Support for Pre-trained ELMo Representations for Many Languages

kermitt2 opened this issue a year ago · comments

ELMo embeddings give very good result for NER, usually much better than simple RNN and better or comparable with BERT/Roberta/etc. base transformers. They also use notably less memory than transformers and manage well 3000 tokens sequences... Using them is fast for both training and labeling.

However, the currently available ELMo embeddings in TF format is very limited, we could try to support the ELMoForManyLangs format to extend the support of languages.

https://github.com/HIT-SCIR/ELMoForManyLangs

Patrice Lopez · Answer 1 · Mon Jan 23 2023 04:30:17 GMT+0800 (China Standard Time)

It is implemented in branch https://github.com/kermitt2/delft/tree/elmoformanylangs

Patrice Lopez · Answer 2 · Tue Jan 24 2023 01:43:23 GMT+0800 (China Standard Time)

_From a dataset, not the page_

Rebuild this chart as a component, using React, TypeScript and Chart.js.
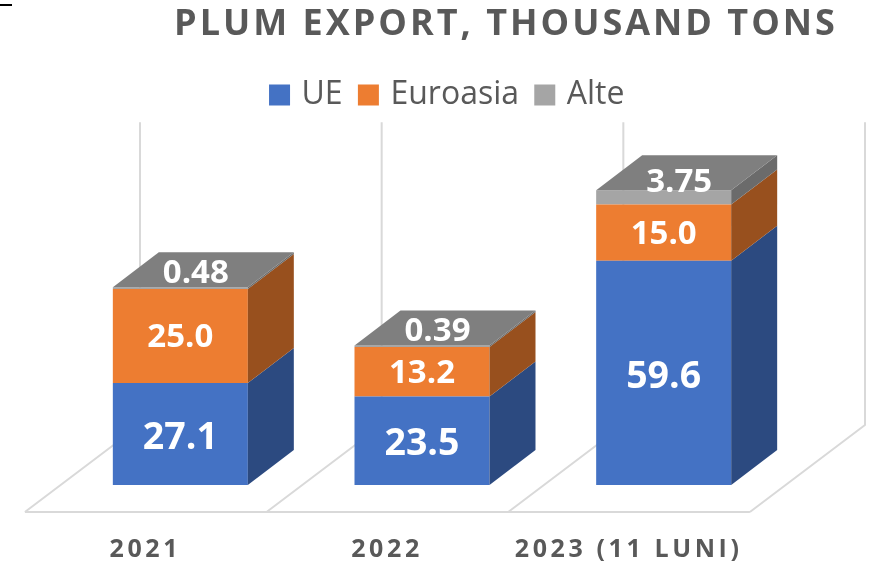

Replacing embeddings generated by ELMoForManyLangs instead those from ELMo BILM-TF when concatenating with Gloves embeddings does not show improvement as compared to simple BidLSTM-CRF with Gloves.

English conll2003:

architecture	embeddings	F1-score (10-folds)
BidLSTM_CRF	gloves	91.03
BidLSTM_CRF_ELMo	gloves+ELMo BILM-TF	92.57
BidLSTM_CRF_ELMo	gloves+ELMoForManyLangs	91.10

Note: as warming and to try to stabilize the result, ELMoForManyLangs embeddings was run 3 times (this improved the f1-score from 90.87 to 91.10).

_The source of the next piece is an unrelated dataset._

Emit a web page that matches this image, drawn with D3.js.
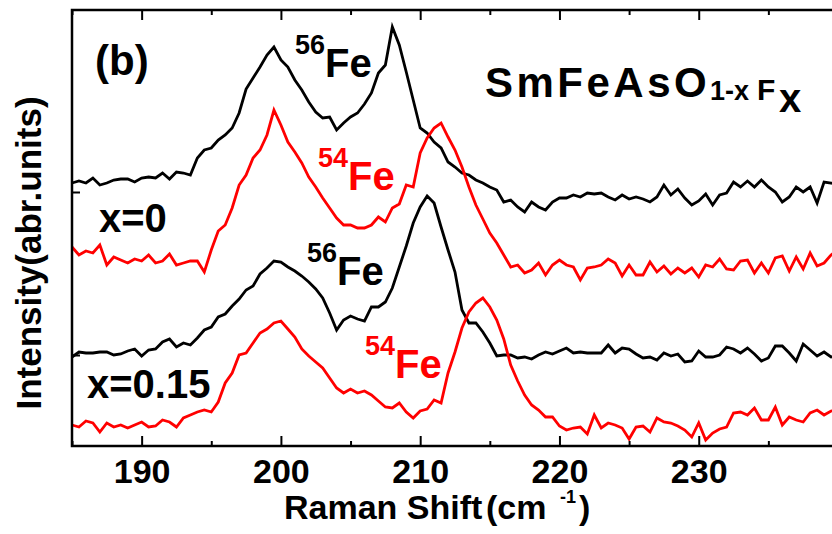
<!DOCTYPE html>
<html>
<head>
<meta charset="utf-8">
<script src="https://cdn.jsdelivr.net/npm/d3@7"></script>
<style>
  body { margin: 0; background: #fff; }
  text { font-family: Arial, "Liberation Sans", sans-serif; font-weight: bold; }
</style>
</head>
<body>
<div class="chart"></div>
<script>
// Raman shift grid (cm-1)
var shift = [
  185, 185.5, 186, 186.5, 187, 187.5, 188, 188.5, 189, 189.5,
  190, 190.5, 191, 191.5, 192, 192.5, 193, 193.5, 194, 194.5,
  195, 195.5, 196, 196.5, 197, 197.5, 198, 198.5, 199, 199.5,
  200, 200.5, 201, 201.5, 202, 202.5, 203, 203.5, 204, 204.5,
  205, 205.5, 206, 206.5, 207, 207.5, 208, 208.5, 209, 209.5,
  210, 210.5, 211, 211.5, 212, 212.5, 213, 213.5, 214, 214.5,
  215, 215.5, 216, 216.5, 217, 217.5, 218, 218.5, 219, 219.5,
  220, 220.5, 221, 221.5, 222, 222.5, 223, 223.5, 224, 224.5,
  225, 225.5, 226, 226.5, 227, 227.5, 228, 228.5, 229, 229.5,
  230, 230.5, 231, 231.5, 232, 232.5, 233, 233.5, 234, 234.5,
  235, 235.5, 236, 236.5, 237, 237.5, 238, 238.5, 239, 239.5,
  240
];

// x=0, 56Fe (offset spectrum)
var fe56x0 = [
  263, 265, 263, 268, 261, 263, 266, 267, 267, 264,
  268, 269, 268, 273, 267, 274, 273, 271, 288, 296,
  298, 306, 311, 318, 333, 357, 368, 379, 391, 399,
  386, 379, 366, 356, 344, 334, 328, 329, 316, 323,
  329, 333, 342, 353, 373, 381, 419, 401, 374, 346,
  318, 313, 304, 298, 284, 279, 273, 271, 266, 263,
  259, 256, 244, 246, 239, 234, 244, 239, 236, 244,
  248, 248, 251, 249, 253, 252, 253, 249, 246, 251,
  247, 249, 247, 244, 249, 261, 251, 257, 248, 241,
  245, 252, 241, 251, 253, 264, 259, 265, 259, 266,
  259, 254, 244, 249, 259, 254, 259, 243, 264, 263,
  261
];

// x=0, 54Fe
var fe54x0 = [
  199, 191, 195, 193, 201, 181, 189, 186, 183, 187,
  185, 191, 183, 185, 192, 181, 183, 185, 185, 174,
  196, 215, 221, 238, 261, 271, 288, 296, 311, 336,
  321, 304, 294, 283, 269, 259, 248, 238, 228, 221,
  221, 218, 218, 221, 229, 224, 238, 242, 261, 259,
  293, 308, 318, 323, 309, 296, 279, 259, 241, 227,
  213, 203, 191, 179, 181, 173, 176, 183, 171, 181,
  186, 181, 179, 166, 178, 179, 181, 187, 183, 170,
  181, 171, 171, 184, 174, 180, 172, 178, 173, 178,
  169, 181, 179, 187, 177, 176, 185, 186, 173, 183,
  173, 188, 190, 175, 189, 177, 193, 180, 183, 191,
  196
];

// x=0.15, 56Fe
var fe56x15 = [
  89, 94, 93, 93, 94, 94, 91, 92, 95, 97,
  90, 96, 97, 104, 107, 99, 103, 101, 108, 116,
  119, 129, 132, 140, 147, 156, 160, 172, 178, 185,
  184, 179, 175, 170, 164, 157, 148, 133, 116, 126,
  130, 127, 125, 139, 139, 144, 158, 179, 200, 223,
  239, 250, 243, 219, 196, 174, 136, 123, 123, 114,
  103, 90, 91, 91, 88, 89, 87, 91, 94, 92,
  95, 98, 93, 94, 93, 93, 93, 101, 93, 98,
  97, 92, 88, 89, 86, 93, 90, 92, 84, 85,
  95, 89, 89, 91, 99, 97, 93, 98, 92, 85,
  88, 100, 100, 93, 85, 102, 96, 90, 94, 89,
  91
];

// x=0.15, 54Fe
var fe54x15 = [
  21, 19, 25, 23, 14, 23, 19, 21, 18, 21,
  24, 19, 20, 26, 24, 19, 28, 31, 34, 36,
  34, 44, 63, 73, 91, 93, 103, 113, 117, 123,
  125, 117, 109, 97, 90, 84, 78, 68, 58, 53,
  57, 53, 55, 51, 45, 39, 38, 43, 34, 28,
  35, 37, 46, 43, 73, 94, 118, 134, 143, 148,
  139, 126, 107, 81, 65, 51, 41, 36, 29, 29,
  20, 16, 18, 19, 12, 31, 18, 23, 21, 18,
  7, 19, 20, 14, 28, 24, 23, 20, 16, 9,
  23, 6, 13, 17, 19, 33, 34, 31, 38, 26,
  26, 39, 21, 29, 26, 24, 33, 36, 31, 35,
  36
];

var majorTicks = [190, 200, 210, 220, 230];
var minorTicks = [185, 195, 205, 215, 225, 235];
var yTicks = [91, 254];

var svgWidth = 832;
var svgHeight = 534;

var margin = { top: 10, right: -6, bottom: 88, left: 72 };
var width = svgWidth - margin.left - margin.right;
var height = svgHeight - margin.top - margin.bottom;

var svg = d3.select(".chart")
  .append("svg")
  .attr("width", svgWidth)
  .attr("height", svgHeight);

var chartGroup = svg.append("g")
  .attr("transform", `translate(${margin.left}, ${margin.top})`);

var xScale = d3.scaleLinear().domain([185, 240]).range([0, width]);
var yScale = d3.scaleLinear().domain([0, 436]).range([height, 0]);

// spectra
var line = d3.line()
  .x(d => xScale(d[0]))
  .y(d => yScale(d[1]));

var curves = [
  { vals: fe56x0, color: "#000" },
  { vals: fe54x0, color: "#f00" },
  { vals: fe56x15, color: "#000" },
  { vals: fe54x15, color: "#f00" }
];

chartGroup.selectAll("path.spec")
  .data(curves)
  .enter()
  .append("path")
  .attr("class", "spec")
  .attr("d", c => line(shift.map((s, i) => [s, c.vals[i]])))
  .attr("fill", "none")
  .attr("stroke", c => c.color)
  .attr("stroke-width", 2.8)
  .attr("stroke-linejoin", "miter");

// axes, ticks pointing inward
function styleAxis(g) {
  g.select(".domain").remove();
  g.selectAll(".tick line").attr("stroke", "#000").attr("stroke-width", 2);
}

chartGroup.append("g")
  .attr("transform", `translate(0, ${height})`)
  .call(d3.axisBottom(xScale).tickValues(majorTicks).tickSize(-10).tickPadding(13).tickFormat(d3.format("d")))
  .call(styleAxis)
  .selectAll("text")
  .attr("font-size", 34)
  .attr("fill", "#000")
  .attr("font-family", "Arial, 'Liberation Sans', sans-serif");

chartGroup.append("g")
  .attr("transform", `translate(0, ${height})`)
  .call(d3.axisBottom(xScale).tickValues(minorTicks).tickSize(-5).tickFormat(""))
  .call(styleAxis);

chartGroup.append("g")
  .call(d3.axisTop(xScale).tickValues(majorTicks).tickSize(-10).tickFormat(""))
  .call(styleAxis);

chartGroup.append("g")
  .call(d3.axisTop(xScale).tickValues(minorTicks).tickSize(-5).tickFormat(""))
  .call(styleAxis);

chartGroup.append("g")
  .call(d3.axisLeft(yScale).tickValues(yTicks).tickSize(-8).tickFormat(""))
  .call(styleAxis);

// frame
chartGroup.append("rect")
  .attr("width", width)
  .attr("height", height)
  .attr("fill", "none")
  .attr("stroke", "#000")
  .attr("stroke-width", 2.5);

// axis titles
var xTitle = svg.append("text")
  .attr("x", 284)
  .attr("y", 519)
  .attr("font-size", 34);
xTitle.append("tspan").text("Raman Shift");
xTitle.append("tspan").attr("x", 486).text("(cm");
xTitle.append("tspan").attr("x", 560).attr("dy", -16).attr("font-size", 18).text("-1");
xTitle.append("tspan").attr("x", 579).attr("dy", 16).text(")");

svg.append("text")
  .attr("transform", "translate(41, 253) rotate(-90)")
  .attr("text-anchor", "middle")
  .attr("font-size", 35)
  .text("Intensity(abr.units)");

// panel label and composition
svg.append("text").attr("x", 95).attr("y", 75).attr("font-size", 42).text("(b)");

var title = svg.append("text").attr("x", 485).attr("y", 97).attr("font-size", 42);
title.append("tspan").attr("letter-spacing", 3.5).text("SmFeAsO");
title.append("tspan").attr("x", 710).attr("y", 100).attr("font-size", 27).text("1-x");
title.append("tspan").attr("x", 757).attr("y", 100).attr("font-size", 30).text("F");
title.append("tspan").attr("x", 779).attr("y", 112).attr("font-size", 40).text("x");

// isotope labels
var isoLabels = [
  { mass: "56", x: 295, y: 77, color: "#000" },
  { mass: "54", x: 318, y: 190, color: "#f00" },
  { mass: "56", x: 307, y: 285, color: "#000" },
  { mass: "54", x: 365, y: 378, color: "#f00" }
];

isoLabels.forEach(d => {
  var t = svg.append("text").attr("x", d.x).attr("y", d.y).attr("fill", d.color);
  t.append("tspan").attr("dy", -23).attr("font-size", 27).text(d.mass);
  t.append("tspan").attr("dy", 23).attr("font-size", 40).text("Fe");
});

// doping labels
svg.append("text").attr("x", 99).attr("y", 232).attr("font-size", 40).text("x=0");
svg.append("text").attr("x", 87).attr("y", 398).attr("font-size", 40).text("x=0.15");
</script>
</body>
</html>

French LeMonde corpus (FTB)

architecture	embeddings	F1-score (10-folds)
BidLSTM_CRF	wikifr (fasttext)	89.45
BidLSTM_CRF_ELMo	wikifr+FrELMo (BILM-TF)	90.96
BidLSTM_CRF_ELMo	wikifr+ELMoForManyLangs	88.65

Patrice Lopez · Answer 3 · Thu Jan 26 2023 16:17:19 GMT+0800 (China Standard Time)

The embeddings are not effective, no value apparently and closing the issue.